Performa sektor pariwisata Indonesia dalam hampir satu dekade terakhir ini membawa optimisme bagi banyak kalangan khususnya yang menjadi stakeholders di sektor ini. Gambaran pertambahan devisa yang signifikan, melejitnya brand campaign Wonderful Indonesia di berbagai belahan dunia, hingga meningkatnya jumlah kunjungan wisatawan mancanegara (wisman) menjadi barometer yang mengindikasikan terjadinya kemajuan dibandingkan masa-masa sebelumnya.
Berpatokan pada data Badan Pusat Statistik (BPS) secara year on year jumlah kunjungan wisman ke Indonesia di masa sebelum pandemi COVID-19 dalam kurun waktu 5 tahun (2015-2019)sejak terakhir di angka 9,435 juta wisatawan pada 2014, terus terjadi peningkatan secara kuantitas yang linear. 10.230.775 wisman (2015);  11.519.275 (2016); 14.039.799 (2017); 15.810.305 (2018); dan 16.106.954 (2019).
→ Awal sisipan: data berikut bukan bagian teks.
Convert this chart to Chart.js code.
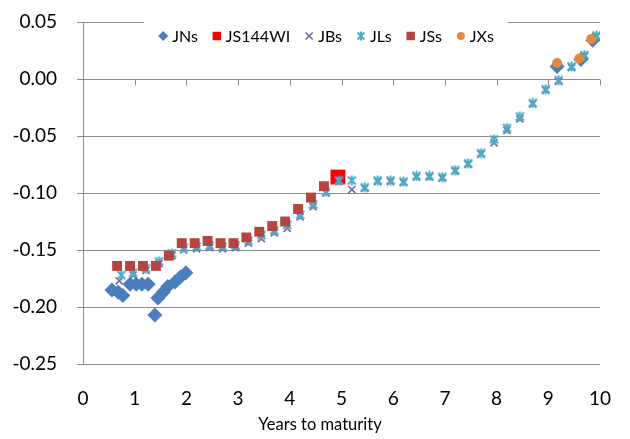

Angka di atas memang belum mampu mencapai target Presiden Joko Widodo pada periode pertama pemerintahannya yaitu 20 juta wisman di tahun 2019, dan fakta bahwa Indonesia masih ada di urutan 5 di bawah Malaysia, Thailand, Singapura, dan Vietnam dari jumlah kunjungan wisman secara keseluruhan di wilayah ASEAN tidak menjadikan kita pesimis.
Peningkatan kuantitas ini harus disikapi dengan pembenahan kualitas secara masif agar pariwisata kita mampu berkelanjutan dan membawa dampak lebih luas kepada kesejahteraan masyarakat.
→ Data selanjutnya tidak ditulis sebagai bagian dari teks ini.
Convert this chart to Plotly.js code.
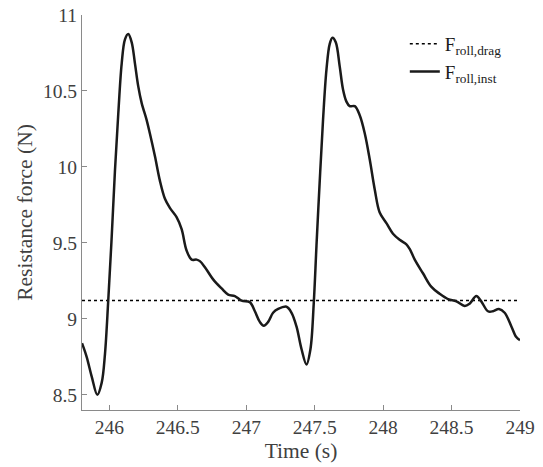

Visi Pariwisata Kelas Dunia
Visi pembangunan pariwisata nasional kita adalah "Terwujudnya Indonesia sebagai negara tujuan pariwisata berkelas dunia, berdaya saing, berkelanjutan, mampu mendorong pembangunan daerah dan kesejahteraan rakyat." Ada tiga kata kunci penting yang kita temukan dalam visi ini, yaitu: kelas dunia, berdaya saing, dan berkelanjutan.
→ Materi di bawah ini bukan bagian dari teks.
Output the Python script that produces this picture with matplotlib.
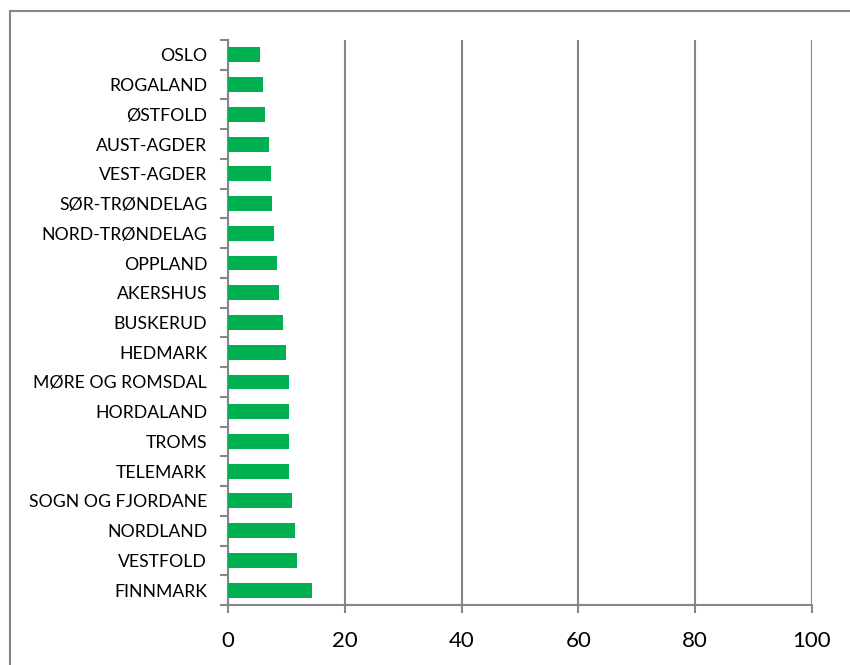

Arief Yahya, Menteri Pariwisata RI (2014-2019) pernah menyampaikan terkait positioning pariwisata Indonesia "Untuk menjadi global player, maka kita harus menggunakan global standard." Penekanan ini bertujuan agar pembangunan pariwisata nasional dapat direspon terukur secara baik dengan parameter Travel and Tourism Competitiveness Index (TTCI) dari World Economic Forum (WEF) yang menjadi tolok ukur secara global.
Visi untuk menjadi negara tujuan pariwisata kelas dunia di atas harus dapat dipahami secara merata dengan kesamaan persepsi baik di level pusat maupun level daerah, pada tatanan pengambil kebijakan, formulator, maupun praktisi pariwisata hingga masyarakat luas.
Destinasi 'Kelas dunia' tentu tidak dapat dicapai dengan upaya-upaya dan tata kelola dengan standar 'kelas lokal' ataupun menyelenggarakan kegiatan pariwisata yang terkesan asal berjalan, asal promosi, dan asal dikunjungi.